### Exercise goal
Return, exactly as written, the run of lines that begins at the line containing "Emit a Python" and ends at the line containing "y_ticks = [0, 10, 20, 30, 40, 50, 60]". Nothing outside that run belongs in the answer.

*** Material shown

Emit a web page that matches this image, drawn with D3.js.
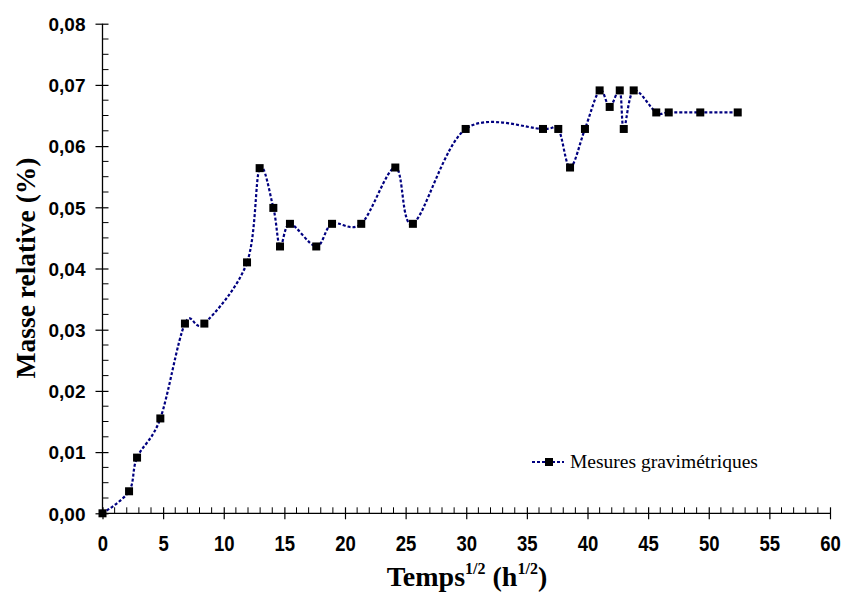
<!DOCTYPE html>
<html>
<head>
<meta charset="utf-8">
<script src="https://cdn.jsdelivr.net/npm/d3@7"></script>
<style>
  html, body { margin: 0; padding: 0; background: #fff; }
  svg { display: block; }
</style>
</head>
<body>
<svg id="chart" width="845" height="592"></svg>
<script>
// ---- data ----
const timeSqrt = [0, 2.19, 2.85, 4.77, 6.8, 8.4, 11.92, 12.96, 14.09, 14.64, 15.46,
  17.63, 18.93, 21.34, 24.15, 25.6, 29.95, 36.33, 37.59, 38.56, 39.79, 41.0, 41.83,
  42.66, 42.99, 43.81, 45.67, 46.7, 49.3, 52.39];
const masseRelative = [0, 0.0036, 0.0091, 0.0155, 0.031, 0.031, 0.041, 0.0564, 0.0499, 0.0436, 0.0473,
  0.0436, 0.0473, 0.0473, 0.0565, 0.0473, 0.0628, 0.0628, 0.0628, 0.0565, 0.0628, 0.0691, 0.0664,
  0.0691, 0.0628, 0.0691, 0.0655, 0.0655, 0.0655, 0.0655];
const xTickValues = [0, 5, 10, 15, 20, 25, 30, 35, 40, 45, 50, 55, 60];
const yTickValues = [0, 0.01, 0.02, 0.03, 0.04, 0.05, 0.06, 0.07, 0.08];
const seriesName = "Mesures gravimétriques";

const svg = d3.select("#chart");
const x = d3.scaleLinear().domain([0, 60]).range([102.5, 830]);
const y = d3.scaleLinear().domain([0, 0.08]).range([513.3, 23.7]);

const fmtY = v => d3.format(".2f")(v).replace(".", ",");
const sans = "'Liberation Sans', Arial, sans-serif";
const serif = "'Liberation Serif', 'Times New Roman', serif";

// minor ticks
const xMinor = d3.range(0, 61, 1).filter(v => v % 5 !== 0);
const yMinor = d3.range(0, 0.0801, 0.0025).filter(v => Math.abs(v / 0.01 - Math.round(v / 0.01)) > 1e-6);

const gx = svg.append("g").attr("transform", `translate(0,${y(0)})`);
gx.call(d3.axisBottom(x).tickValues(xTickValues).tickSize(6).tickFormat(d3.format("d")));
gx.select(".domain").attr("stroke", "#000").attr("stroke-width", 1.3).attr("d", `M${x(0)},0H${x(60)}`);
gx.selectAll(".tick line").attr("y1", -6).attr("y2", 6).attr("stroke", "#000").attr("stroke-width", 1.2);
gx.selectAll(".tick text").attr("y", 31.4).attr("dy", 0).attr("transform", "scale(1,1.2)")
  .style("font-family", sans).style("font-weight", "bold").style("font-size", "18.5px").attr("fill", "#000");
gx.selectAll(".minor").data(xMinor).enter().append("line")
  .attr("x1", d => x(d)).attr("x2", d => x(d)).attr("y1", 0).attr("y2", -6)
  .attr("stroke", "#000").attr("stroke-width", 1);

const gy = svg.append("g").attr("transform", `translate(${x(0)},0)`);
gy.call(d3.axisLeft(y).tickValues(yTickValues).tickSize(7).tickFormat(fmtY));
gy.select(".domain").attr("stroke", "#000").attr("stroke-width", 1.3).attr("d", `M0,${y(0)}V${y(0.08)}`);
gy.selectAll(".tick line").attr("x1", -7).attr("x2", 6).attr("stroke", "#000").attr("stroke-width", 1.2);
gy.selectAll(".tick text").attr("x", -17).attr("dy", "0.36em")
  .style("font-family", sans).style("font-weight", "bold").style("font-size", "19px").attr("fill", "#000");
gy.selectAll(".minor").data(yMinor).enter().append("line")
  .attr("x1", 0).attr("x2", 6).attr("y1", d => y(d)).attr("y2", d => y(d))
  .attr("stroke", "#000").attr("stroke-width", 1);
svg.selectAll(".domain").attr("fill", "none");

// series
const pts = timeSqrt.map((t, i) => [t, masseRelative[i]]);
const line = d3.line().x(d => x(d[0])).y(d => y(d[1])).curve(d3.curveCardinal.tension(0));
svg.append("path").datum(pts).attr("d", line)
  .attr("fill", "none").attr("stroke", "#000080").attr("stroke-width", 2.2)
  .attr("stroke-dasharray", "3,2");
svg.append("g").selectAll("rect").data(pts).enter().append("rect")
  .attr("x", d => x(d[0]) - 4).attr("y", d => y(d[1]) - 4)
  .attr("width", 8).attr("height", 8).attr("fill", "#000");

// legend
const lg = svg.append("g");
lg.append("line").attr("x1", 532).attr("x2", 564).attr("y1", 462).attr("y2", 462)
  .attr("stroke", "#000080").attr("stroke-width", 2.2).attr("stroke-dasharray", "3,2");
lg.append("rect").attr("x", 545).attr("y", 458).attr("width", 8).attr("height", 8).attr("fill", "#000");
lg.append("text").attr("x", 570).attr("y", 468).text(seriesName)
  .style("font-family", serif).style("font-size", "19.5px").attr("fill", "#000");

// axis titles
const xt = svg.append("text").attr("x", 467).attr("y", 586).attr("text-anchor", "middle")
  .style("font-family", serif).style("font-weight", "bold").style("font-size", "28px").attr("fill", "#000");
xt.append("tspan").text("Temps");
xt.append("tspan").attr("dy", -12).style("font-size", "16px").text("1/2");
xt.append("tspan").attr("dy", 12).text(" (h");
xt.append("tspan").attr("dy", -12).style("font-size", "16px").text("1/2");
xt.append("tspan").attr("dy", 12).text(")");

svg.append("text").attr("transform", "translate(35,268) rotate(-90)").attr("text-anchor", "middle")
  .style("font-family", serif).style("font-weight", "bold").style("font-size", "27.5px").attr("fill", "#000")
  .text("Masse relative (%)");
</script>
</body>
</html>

******
*** Material shown

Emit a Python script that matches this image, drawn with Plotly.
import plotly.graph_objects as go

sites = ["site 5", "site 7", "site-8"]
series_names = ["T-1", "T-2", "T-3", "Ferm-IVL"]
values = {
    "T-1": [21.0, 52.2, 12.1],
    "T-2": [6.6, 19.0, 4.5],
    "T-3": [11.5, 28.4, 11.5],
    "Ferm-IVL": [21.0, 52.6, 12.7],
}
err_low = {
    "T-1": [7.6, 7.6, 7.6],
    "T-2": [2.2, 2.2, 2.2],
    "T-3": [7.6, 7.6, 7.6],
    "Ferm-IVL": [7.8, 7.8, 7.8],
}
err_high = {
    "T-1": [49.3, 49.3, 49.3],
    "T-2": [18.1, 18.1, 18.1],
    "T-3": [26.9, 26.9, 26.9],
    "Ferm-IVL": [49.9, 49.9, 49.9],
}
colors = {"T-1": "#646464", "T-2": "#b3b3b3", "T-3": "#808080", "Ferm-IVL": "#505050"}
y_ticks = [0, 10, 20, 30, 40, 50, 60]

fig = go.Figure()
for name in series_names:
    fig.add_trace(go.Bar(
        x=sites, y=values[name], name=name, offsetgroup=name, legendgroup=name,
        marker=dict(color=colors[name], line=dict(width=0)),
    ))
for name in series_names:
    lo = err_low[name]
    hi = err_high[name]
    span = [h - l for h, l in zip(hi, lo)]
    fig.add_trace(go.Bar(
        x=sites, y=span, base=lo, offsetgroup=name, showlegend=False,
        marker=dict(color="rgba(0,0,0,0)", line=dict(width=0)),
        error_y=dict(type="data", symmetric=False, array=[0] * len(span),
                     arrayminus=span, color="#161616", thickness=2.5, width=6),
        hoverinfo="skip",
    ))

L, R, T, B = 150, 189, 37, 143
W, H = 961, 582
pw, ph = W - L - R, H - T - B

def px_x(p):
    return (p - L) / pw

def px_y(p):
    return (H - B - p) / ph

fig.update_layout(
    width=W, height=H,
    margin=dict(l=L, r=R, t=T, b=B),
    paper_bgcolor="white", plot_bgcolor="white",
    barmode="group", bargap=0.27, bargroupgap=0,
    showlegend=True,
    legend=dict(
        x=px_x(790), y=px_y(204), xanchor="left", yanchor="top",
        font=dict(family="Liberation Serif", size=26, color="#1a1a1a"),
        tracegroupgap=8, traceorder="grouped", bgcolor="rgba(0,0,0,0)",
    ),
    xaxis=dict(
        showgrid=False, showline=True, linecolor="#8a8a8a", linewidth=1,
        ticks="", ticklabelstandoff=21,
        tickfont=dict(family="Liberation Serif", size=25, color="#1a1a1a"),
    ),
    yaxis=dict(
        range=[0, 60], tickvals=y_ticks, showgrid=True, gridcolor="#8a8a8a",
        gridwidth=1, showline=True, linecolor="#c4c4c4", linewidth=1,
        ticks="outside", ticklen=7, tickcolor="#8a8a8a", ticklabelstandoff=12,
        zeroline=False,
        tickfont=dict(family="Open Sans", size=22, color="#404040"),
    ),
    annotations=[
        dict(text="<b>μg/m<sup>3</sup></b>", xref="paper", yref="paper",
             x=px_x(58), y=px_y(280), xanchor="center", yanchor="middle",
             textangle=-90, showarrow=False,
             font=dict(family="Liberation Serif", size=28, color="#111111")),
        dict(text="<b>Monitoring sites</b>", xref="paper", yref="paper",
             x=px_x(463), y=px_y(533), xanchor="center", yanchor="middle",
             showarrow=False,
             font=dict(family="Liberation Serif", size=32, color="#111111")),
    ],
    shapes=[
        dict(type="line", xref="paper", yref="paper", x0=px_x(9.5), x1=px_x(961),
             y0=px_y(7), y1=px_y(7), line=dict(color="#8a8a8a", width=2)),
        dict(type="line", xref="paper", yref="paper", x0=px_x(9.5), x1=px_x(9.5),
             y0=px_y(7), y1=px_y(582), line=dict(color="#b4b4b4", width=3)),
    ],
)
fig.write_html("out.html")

******
*** Material shown

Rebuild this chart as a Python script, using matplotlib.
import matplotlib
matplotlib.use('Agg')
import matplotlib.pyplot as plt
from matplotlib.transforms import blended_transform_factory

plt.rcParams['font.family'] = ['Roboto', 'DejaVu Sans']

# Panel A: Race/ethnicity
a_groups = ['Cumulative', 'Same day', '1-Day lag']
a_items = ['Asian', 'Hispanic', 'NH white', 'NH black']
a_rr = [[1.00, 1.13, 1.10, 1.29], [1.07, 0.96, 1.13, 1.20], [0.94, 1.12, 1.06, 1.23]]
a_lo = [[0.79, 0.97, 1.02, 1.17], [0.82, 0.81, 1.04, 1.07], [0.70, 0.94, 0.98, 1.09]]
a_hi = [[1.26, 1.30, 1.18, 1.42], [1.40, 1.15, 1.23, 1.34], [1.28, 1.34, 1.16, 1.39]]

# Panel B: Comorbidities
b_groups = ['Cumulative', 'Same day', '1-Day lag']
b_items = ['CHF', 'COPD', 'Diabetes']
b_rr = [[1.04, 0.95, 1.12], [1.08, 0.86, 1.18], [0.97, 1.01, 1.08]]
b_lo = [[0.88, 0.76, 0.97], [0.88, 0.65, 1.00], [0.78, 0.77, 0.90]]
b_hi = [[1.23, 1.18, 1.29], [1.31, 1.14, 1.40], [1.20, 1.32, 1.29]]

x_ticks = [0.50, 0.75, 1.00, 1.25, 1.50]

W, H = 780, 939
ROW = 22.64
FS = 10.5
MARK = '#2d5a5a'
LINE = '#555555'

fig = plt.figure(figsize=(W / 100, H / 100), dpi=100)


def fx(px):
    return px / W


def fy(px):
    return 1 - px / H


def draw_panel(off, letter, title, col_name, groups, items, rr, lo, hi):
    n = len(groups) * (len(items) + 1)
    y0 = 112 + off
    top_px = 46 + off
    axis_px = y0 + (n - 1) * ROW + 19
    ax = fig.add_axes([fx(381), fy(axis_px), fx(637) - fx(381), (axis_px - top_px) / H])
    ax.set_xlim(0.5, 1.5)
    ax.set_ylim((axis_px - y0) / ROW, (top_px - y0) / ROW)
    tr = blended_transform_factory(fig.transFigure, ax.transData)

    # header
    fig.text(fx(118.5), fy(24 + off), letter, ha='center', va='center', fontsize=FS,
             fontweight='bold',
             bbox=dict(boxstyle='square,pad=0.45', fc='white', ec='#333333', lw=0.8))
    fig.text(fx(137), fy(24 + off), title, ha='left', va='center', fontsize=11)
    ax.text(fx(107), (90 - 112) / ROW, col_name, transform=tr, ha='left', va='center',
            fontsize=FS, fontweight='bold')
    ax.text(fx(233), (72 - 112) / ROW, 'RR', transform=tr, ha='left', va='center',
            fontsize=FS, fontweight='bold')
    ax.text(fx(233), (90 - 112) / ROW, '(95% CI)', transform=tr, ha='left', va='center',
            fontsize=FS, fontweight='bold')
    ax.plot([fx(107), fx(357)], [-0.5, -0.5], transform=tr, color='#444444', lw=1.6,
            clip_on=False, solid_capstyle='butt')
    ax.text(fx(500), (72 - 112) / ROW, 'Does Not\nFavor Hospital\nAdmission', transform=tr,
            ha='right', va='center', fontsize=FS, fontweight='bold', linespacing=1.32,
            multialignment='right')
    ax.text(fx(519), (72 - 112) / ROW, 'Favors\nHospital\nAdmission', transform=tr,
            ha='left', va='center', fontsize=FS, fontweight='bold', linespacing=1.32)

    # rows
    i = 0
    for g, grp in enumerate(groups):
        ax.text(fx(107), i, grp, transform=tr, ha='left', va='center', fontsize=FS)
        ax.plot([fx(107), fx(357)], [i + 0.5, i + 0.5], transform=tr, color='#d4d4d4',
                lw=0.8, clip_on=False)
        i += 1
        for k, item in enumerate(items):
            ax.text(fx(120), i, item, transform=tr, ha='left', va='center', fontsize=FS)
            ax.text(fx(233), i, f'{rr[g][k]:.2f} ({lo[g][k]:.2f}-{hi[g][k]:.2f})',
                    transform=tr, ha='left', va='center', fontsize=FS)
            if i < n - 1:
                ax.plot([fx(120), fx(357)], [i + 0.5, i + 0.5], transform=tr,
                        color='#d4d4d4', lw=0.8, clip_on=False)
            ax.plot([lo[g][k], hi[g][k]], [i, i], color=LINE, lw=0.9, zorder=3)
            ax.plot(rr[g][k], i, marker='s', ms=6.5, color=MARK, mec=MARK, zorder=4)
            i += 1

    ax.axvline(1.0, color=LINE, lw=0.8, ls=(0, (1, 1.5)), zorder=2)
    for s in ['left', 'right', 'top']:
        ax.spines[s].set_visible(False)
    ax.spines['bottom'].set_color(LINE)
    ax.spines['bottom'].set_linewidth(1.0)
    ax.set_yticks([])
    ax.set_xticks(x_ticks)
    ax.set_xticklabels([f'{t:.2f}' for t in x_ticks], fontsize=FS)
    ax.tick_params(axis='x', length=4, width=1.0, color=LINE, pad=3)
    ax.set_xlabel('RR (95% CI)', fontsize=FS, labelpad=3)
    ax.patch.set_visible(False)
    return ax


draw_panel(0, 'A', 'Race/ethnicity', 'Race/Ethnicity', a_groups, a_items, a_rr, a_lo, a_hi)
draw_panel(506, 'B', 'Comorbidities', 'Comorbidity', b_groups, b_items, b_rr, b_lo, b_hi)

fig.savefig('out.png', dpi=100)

******

### Reply to the task
Emit a Python script that matches this image, drawn with Plotly.
import plotly.graph_objects as go

sites = ["site 5", "site 7", "site-8"]
series_names = ["T-1", "T-2", "T-3", "Ferm-IVL"]
values = {
    "T-1": [21.0, 52.2, 12.1],
    "T-2": [6.6, 19.0, 4.5],
    "T-3": [11.5, 28.4, 11.5],
    "Ferm-IVL": [21.0, 52.6, 12.7],
}
err_low = {
    "T-1": [7.6, 7.6, 7.6],
    "T-2": [2.2, 2.2, 2.2],
    "T-3": [7.6, 7.6, 7.6],
    "Ferm-IVL": [7.8, 7.8, 7.8],
}
err_high = {
    "T-1": [49.3, 49.3, 49.3],
    "T-2": [18.1, 18.1, 18.1],
    "T-3": [26.9, 26.9, 26.9],
    "Ferm-IVL": [49.9, 49.9, 49.9],
}
colors = {"T-1": "#646464", "T-2": "#b3b3b3", "T-3": "#808080", "Ferm-IVL": "#505050"}
y_ticks = [0, 10, 20, 30, 40, 50, 60]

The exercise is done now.